Student of University of Colorado-Denver
Ronald D. Weiss, P.C. Scholarship Application Submission
According to the American Bankruptcy Institute’s Solvency 2020 Conference, “About 1,000 small businesses have filed under the Subchapter V, Small Business Debtor Reorganization” (Ryan, 2020) This is a significant number of cases filed within a year of the development of Subchapter V when one looks at the number of there being 7,128 cases filed under Chapter 11 including all subchapters (Douglas et al., 2021). What is causing more businesses to look into Subchapter V bankruptcy? One of the appealing factors is the change in the trustee from being an attorney to now being a businessman.
This change in trustee is a pinnacle change in the right direction for efficiency and access to bankruptcy for small businesses. A trustee is used as an intermediary position in the development of a repayment plan. This position requires individuals that understand the intricacies of running a business, good communication, and how to broker deals. An attorney may be professionally trained on the maintenance of good communication, negotiating, and bargaining. However, this leaves a gap in their ability to advise a debtor on how to set up a successful plan of reorganization that deals with the underlying issues that may have contributed to the need to file bankruptcy. For example, an attorney may not understand business strategies used on tax forms that could save a small business thousands yearly. These shortcomings hinder the likeliness of a successful plan of reorganization and inherently breeds an adversarial approach that benefits creditors more than debtors. The trustee structure morphing into a businessman will decrease potential conflicts and allow for their expertise to help confirm a plan of reorganization that is likely to be more successful.
A businessman is a broad title that allows individuals from different academic and career backgrounds to become a trustee. In the above paragraph, I mention the shortcoming of attorneys not understanding the intricacies of running a business. A trustee with a career background as a CPA can review the debtor’s tax forms and make suggestions on exemptions to reduce the amount of reported income for a small business. This could potentially save a debtor thousands yearly and allow for them to reinvest back into business ventures that turn a profit.
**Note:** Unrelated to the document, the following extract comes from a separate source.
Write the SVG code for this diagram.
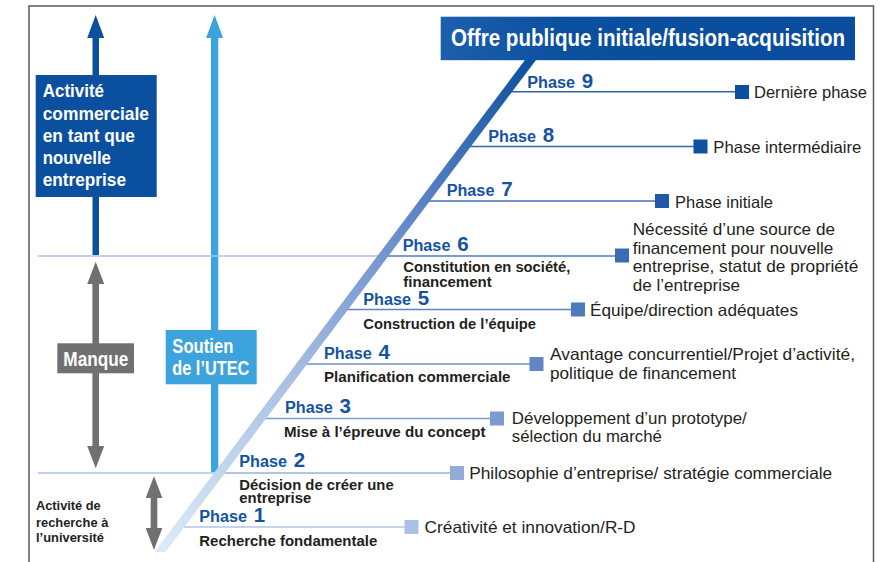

This change in trustee is limiting the number of costs incurred by the debtor despite the belief by critics that it is less cost-efficient.
Critics have spoken poorly of businessmen being in the trustee position due to the cost of the trustee being shifted into debtor costs instead of government costs. In Subchapter V, the trustee is paid through the plan of reorganization and is paid on an hourly basis due to their expertise being used. There was the concern of trustees purposely stacking their time to gain more profit and increasing the amount owed by the debtor. This is different from the structure of a typical Chapter 11 business bankruptcy that has the United States Trustee paid by the government. However, one must recognize that the value of their expertise is worth the cost in the long run with other provisions being in place to account for the added cost. Such as the time limitation to file the plan within 90 days of the order for relief according to 11 U.S. Code §1189. In addition, a business can obtain court approval of a plan without the agreement of any creditors. This is different from a normal Chapter 11 bankruptcy that allows a relatively open ended time to file a plan. A Chapter 11 also requires at least one creditor to agree to go along with the plan. This difference makes the timeline exponentially longer for normal Chapter 11 cases. Therefore, this limits the efficiency of small business bankruptcies and allows for individuals to be stuck in bankruptcy for several years incurring attorney costs. The trustee is supposed to be in a mediator role that brokers deals to allow for a plan to be filed and the bankruptcy to come to an end. Therefore, a businessman is better equipped to broker a deal with creditors that still benefits the debtor.
Trustees that are businessmen willing to negotiate and use their background knowledge from their career to find innovative solutions that make all parties feel heard. Small businesses are looking into filing Subchapter V bankruptcies due to the advantages that favor their needs with the help of the trustee’s expertise and helpful attitude that creates a collaborative environment and less of a hostile environment. This creates more efficiency and expanded access to more individuals due to the trustee, the face-past structure, and a decrease in costs. As well, it helps for a plan of reorganization to be more likely to succeed with the help of the trustee that makes recommendations that strategically solve a business’s pre-existing fallacies. Subchapter V of the bankruptcy code is going to be a great help and more attractive option for small businesses that may need to file for bankruptcy in the upcoming years.